** DIRECTIVE **
Copy all the data exactly, except the pictures.

** RECORDED INFORMATION **
※ ※ ※
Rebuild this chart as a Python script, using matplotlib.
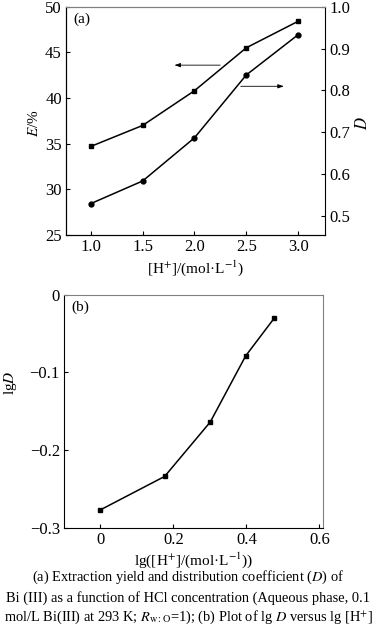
import matplotlib
matplotlib.use("Agg")
import matplotlib.pyplot as plt

# ---- data ----
h_conc = [1.0, 1.5, 2.0, 2.5, 3.0]
E_pct = [34.7, 37.0, 40.8, 45.5, 48.4]
D_vals = [0.530, 0.584, 0.687, 0.837, 0.933]
lg_h = [0.0, 0.176, 0.301, 0.398, 0.477]
lg_D = [-0.277, -0.234, -0.164, -0.079, -0.030]

x_ticks_a = [1.0, 1.5, 2.0, 2.5, 3.0]
yl_ticks_a = [25, 30, 35, 40, 45, 50]
yr_ticks_a = [0.5, 0.6, 0.7, 0.8, 0.9, 1.0]
x_ticks_b = [0, 0.2, 0.4, 0.6]
y_ticks_b = [-0.3, -0.2, -0.1, 0]

plt.rcParams['font.family'] = ['Liberation Serif', 'DejaVu Serif']
plt.rcParams['mathtext.fontset'] = 'stix'
plt.rcParams['font.size'] = 10

W, H = 376, 633
fig = plt.figure(figsize=(W / 100, H / 100), dpi=100)

def box(l, t, r, b):
    return [l / W, 1 - b / H, (r - l) / W, (b - t) / H]

grey = '#808080'
TL = 12
tick_kw = dict(direction='in', length=3, width=0.8, labelsize=TL, pad=3)

# ---- panel (a) ----
ax = fig.add_axes(box(66, 6.7, 325, 235))
ax.plot(h_conc, E_pct, '-s', color='black', lw=1.1, ms=3.3)
ax.set_xlim(0.76, 3.26)
ax.set_ylim(25, 50)
ax.set_xticks(x_ticks_a)
ax.set_xticklabels([f"{v:.1f}" for v in x_ticks_a])
ax.set_yticks(yl_ticks_a)
ax.tick_params(axis='both', **tick_kw)
ax.tick_params(axis='y', right=False)
ax.spines['top'].set_color(grey)
ax.spines['right'].set_visible(False)
for s in ['left', 'bottom', 'top']:
    ax.spines[s].set_linewidth(0.8)
ax.set_ylabel('$E$/%', fontsize=11)
ax.yaxis.set_label_coords(-0.095, 0.49)
ax.set_xlabel('[H$^{+}$]/(mol·L$^{-1}$)', fontsize=11, labelpad=2)
ax.text(0.03, 0.975, '(a)', transform=ax.transAxes, ha='left', va='top', fontsize=11)
ax.annotate('', xy=(1.78, 43.6), xytext=(2.275, 43.6),
            arrowprops=dict(arrowstyle='-|>,head_length=0.35,head_width=0.12', lw=0.6, color='black'))

ax2 = ax.twinx()
ax2.plot(h_conc, D_vals, '-o', color='black', lw=1.1, ms=3.5)
ax2.set_ylim(0.455, 1.0)
ax2.set_yticks(yr_ticks_a)
ax2.set_yticklabels([f"{v:.1f}" for v in yr_ticks_a])
ax2.tick_params(axis='y', **tick_kw)
ax2.spines['right'].set_linewidth(0.8)
ax2.spines['top'].set_color(grey)
ax2.set_ylabel('$D$', fontsize=12)
ax2.yaxis.set_label_coords(1.115, 0.49)
ax2.annotate('', xy=(2.89, 0.81), xytext=(2.42, 0.81),
             arrowprops=dict(arrowstyle='-|>,head_length=0.35,head_width=0.12', lw=0.6, color='black'))

# ---- panel (b) ----
bx = fig.add_axes(box(64, 294.5, 323, 527.7))
bx.plot(lg_h, lg_D, '-s', color='black', lw=1.1, ms=3.3)
bx.set_xlim(-0.1, 0.61)
bx.set_ylim(-0.3, 0)
bx.set_xticks(x_ticks_b)
bx.set_xticklabels(['0', '0.2', '0.4', '0.6'])
bx.set_yticks(y_ticks_b)
bx.set_yticklabels(['\u22120.3', '\u22120.2', '\u22120.1', '0'])
bx.tick_params(axis='both', **tick_kw)
bx.spines['top'].set_color(grey)
bx.spines['right'].set_color(grey)
for s in bx.spines.values():
    s.set_linewidth(0.8)
bx.set_ylabel('lg$D$', fontsize=11)
bx.yaxis.set_label_coords(-0.172, 0.62)
bx.set_xlabel('lg([H$^{+}$]/(mol·L$^{-1}$))', fontsize=11, labelpad=2)
bx.text(0.03, 0.975, '(b)', transform=bx.transAxes, ha='left', va='top', fontsize=11)

# ---- caption ----
cap = ["(a) Extraction yield and distribution coefficient ($D$) of",
       "Bi (III) as a function of HCl concentration (Aqueous phase, 0.1",
       "mol/L Bi(III) at 293 K; $R_{\\mathrm{w:O}}$=1); (b) Plot of lg $D$ versus lg [H$^{+}$]"]
cap_y = [577.5, 598, 617]
for line, yy in zip(cap, cap_y):
    fig.text(0.5, 1 - yy / H, line, ha='center', va='center', fontsize=10.4)

fig.savefig('out.png', dpi=100)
※ ※ ※
** EXERCISE OUTPUT **
Rebuild this chart as a Python script, using matplotlib.
import matplotlib
matplotlib.use("Agg")
import matplotlib.pyplot as plt

# ---- data ----
h_conc = [1.0, 1.5, 2.0, 2.5, 3.0]
E_pct = [34.7, 37.0, 40.8, 45.5, 48.4]
D_vals = [0.530, 0.584, 0.687, 0.837, 0.933]
lg_h = [0.0, 0.176, 0.301, 0.398, 0.477]
lg_D = [-0.277, -0.234, -0.164, -0.079, -0.030]

x_ticks_a = [1.0, 1.5, 2.0, 2.5, 3.0]
yl_ticks_a = [25, 30, 35, 40, 45, 50]
yr_ticks_a = [0.5, 0.6, 0.7, 0.8, 0.9, 1.0]
x_ticks_b = [0, 0.2, 0.4, 0.6]
y_ticks_b = [-0.3, -0.2, -0.1, 0]

plt.rcParams['font.family'] = ['Liberation Serif', 'DejaVu Serif']
plt.rcParams['mathtext.fontset'] = 'stix'
plt.rcParams['font.size'] = 10

W, H = 376, 633
fig = plt.figure(figsize=(W / 100, H / 100), dpi=100)

def box(l, t, r, b):
    return [l / W, 1 - b / H, (r - l) / W, (b - t) / H]

grey = '#808080'
TL = 12
tick_kw = dict(direction='in', length=3, width=0.8, labelsize=TL, pad=3)

# ---- panel (a) ----
ax = fig.add_axes(box(66, 6.7, 325, 235))
ax.plot(h_conc, E_pct, '-s', color='black', lw=1.1, ms=3.3)
ax.set_xlim(0.76, 3.26)
ax.set_ylim(25, 50)
ax.set_xticks(x_ticks_a)
ax.set_xticklabels([f"{v:.1f}" for v in x_ticks_a])
ax.set_yticks(yl_ticks_a)
ax.tick_params(axis='both', **tick_kw)
ax.tick_params(axis='y', right=False)
ax.spines['top'].set_color(grey)
ax.spines['right'].set_visible(False)
for s in ['left', 'bottom', 'top']:
    ax.spines[s].set_linewidth(0.8)
ax.set_ylabel('$E$/%', fontsize=11)
ax.yaxis.set_label_coords(-0.095, 0.49)
ax.set_xlabel('[H$^{+}$]/(mol·L$^{-1}$)', fontsize=11, labelpad=2)
ax.text(0.03, 0.975, '(a)', transform=ax.transAxes, ha='left', va='top', fontsize=11)
ax.annotate('', xy=(1.78, 43.6), xytext=(2.275, 43.6),
            arrowprops=dict(arrowstyle='-|>,head_length=0.35,head_width=0.12', lw=0.6, color='black'))

ax2 = ax.twinx()
ax2.plot(h_conc, D_vals, '-o', color='black', lw=1.1, ms=3.5)
ax2.set_ylim(0.455, 1.0)
ax2.set_yticks(yr_ticks_a)
ax2.set_yticklabels([f"{v:.1f}" for v in yr_ticks_a])
ax2.tick_params(axis='y', **tick_kw)
ax2.spines['right'].set_linewidth(0.8)
ax2.spines['top'].set_color(grey)
ax2.set_ylabel('$D$', fontsize=12)
ax2.yaxis.set_label_coords(1.115, 0.49)
ax2.annotate('', xy=(2.89, 0.81), xytext=(2.42, 0.81),
             arrowprops=dict(arrowstyle='-|>,head_length=0.35,head_width=0.12', lw=0.6, color='black'))

# ---- panel (b) ----
bx = fig.add_axes(box(64, 294.5, 323, 527.7))
bx.plot(lg_h, lg_D, '-s', color='black', lw=1.1, ms=3.3)
bx.set_xlim(-0.1, 0.61)
bx.set_ylim(-0.3, 0)
bx.set_xticks(x_ticks_b)
bx.set_xticklabels(['0', '0.2', '0.4', '0.6'])
bx.set_yticks(y_ticks_b)
bx.set_yticklabels(['\u22120.3', '\u22120.2', '\u22120.1', '0'])
bx.tick_params(axis='both', **tick_kw)
bx.spines['top'].set_color(grey)
bx.spines['right'].set_color(grey)
for s in bx.spines.values():
    s.set_linewidth(0.8)
bx.set_ylabel('lg$D$', fontsize=11)
bx.yaxis.set_label_coords(-0.172, 0.62)
bx.set_xlabel('lg([H$^{+}$]/(mol·L$^{-1}$))', fontsize=11, labelpad=2)
bx.text(0.03, 0.975, '(b)', transform=bx.transAxes, ha='left', va='top', fontsize=11)

# ---- caption ----
cap = ["(a) Extraction yield and distribution coefficient ($D$) of",
       "Bi (III) as a function of HCl concentration (Aqueous phase, 0.1",
       "mol/L Bi(III) at 293 K; $R_{\\mathrm{w:O}}$=1); (b) Plot of lg $D$ versus lg [H$^{+}$]"]
cap_y = [577.5, 598, 617]
for line, yy in zip(cap, cap_y):
    fig.text(0.5, 1 - yy / H, line, ha='center', va='center', fontsize=10.4)

fig.savefig('out.png', dpi=100)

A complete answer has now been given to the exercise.